:: GIVEN INFORMATION ::
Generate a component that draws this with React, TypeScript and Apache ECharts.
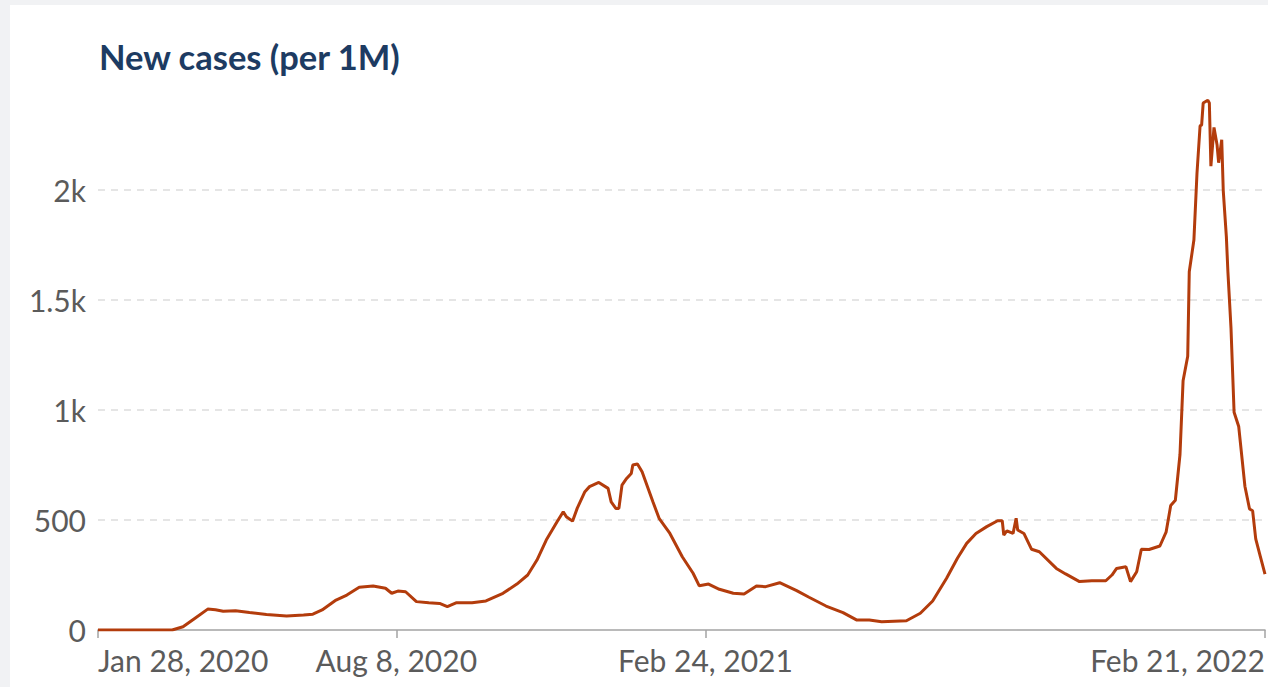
:::
:: GIVEN INFORMATION ::
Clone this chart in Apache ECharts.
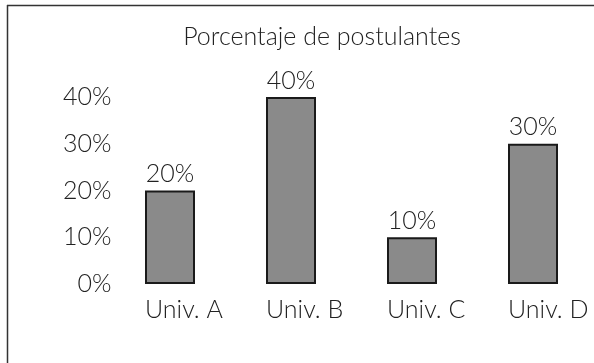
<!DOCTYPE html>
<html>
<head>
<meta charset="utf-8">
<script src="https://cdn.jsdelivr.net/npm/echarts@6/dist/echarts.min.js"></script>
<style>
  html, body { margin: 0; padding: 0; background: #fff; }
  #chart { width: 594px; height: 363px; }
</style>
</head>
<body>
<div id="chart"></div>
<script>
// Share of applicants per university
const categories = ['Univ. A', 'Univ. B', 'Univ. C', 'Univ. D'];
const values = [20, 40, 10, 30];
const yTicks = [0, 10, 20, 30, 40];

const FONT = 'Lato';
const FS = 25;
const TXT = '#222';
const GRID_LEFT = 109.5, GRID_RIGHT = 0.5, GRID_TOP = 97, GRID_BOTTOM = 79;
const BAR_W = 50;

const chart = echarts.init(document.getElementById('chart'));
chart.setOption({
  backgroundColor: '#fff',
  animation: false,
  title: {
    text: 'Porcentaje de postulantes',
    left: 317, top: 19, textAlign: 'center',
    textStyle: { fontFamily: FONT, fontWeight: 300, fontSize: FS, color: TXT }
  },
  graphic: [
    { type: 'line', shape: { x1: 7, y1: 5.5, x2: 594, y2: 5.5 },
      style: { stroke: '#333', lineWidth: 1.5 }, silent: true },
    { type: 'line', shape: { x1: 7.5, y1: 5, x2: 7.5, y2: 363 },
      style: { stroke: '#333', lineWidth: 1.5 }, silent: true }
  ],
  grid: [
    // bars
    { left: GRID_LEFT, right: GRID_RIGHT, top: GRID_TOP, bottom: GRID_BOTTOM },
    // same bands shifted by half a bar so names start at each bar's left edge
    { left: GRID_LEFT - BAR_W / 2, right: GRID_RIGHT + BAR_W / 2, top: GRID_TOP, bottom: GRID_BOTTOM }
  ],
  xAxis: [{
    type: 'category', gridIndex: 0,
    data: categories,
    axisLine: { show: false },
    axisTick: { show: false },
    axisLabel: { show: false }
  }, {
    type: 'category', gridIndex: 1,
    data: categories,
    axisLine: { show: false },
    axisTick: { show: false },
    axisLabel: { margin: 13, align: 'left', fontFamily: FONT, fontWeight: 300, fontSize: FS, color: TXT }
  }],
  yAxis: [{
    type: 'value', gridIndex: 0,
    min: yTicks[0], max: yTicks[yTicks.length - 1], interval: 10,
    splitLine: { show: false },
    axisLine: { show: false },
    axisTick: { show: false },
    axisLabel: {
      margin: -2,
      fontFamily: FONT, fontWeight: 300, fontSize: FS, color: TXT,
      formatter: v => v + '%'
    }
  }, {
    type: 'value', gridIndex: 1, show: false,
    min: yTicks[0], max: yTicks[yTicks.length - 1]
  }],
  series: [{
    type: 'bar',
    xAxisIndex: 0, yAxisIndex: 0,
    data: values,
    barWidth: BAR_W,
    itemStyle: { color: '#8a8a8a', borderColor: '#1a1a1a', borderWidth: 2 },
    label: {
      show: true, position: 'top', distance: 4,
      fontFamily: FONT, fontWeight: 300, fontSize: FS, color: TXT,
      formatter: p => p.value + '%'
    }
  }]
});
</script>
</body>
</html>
:::
Retype the lines above exactly as they appear, from the line containing "Clone this chart in Apache ECharts." through the line containing "const yTicks = [0, 10, 20, 30, 40];", and leave out any pictures.

RESPONSE FOR THIS EXERCISE –
Clone this chart in Apache ECharts.
<!DOCTYPE html>
<html>
<head>
<meta charset="utf-8">
<script src="https://cdn.jsdelivr.net/npm/echarts@6/dist/echarts.min.js"></script>
<style>
  html, body { margin: 0; padding: 0; background: #fff; }
  #chart { width: 594px; height: 363px; }
</style>
</head>
<body>
<div id="chart"></div>
<script>
// Share of applicants per university
const categories = ['Univ. A', 'Univ. B', 'Univ. C', 'Univ. D'];
const values = [20, 40, 10, 30];
const yTicks = [0, 10, 20, 30, 40];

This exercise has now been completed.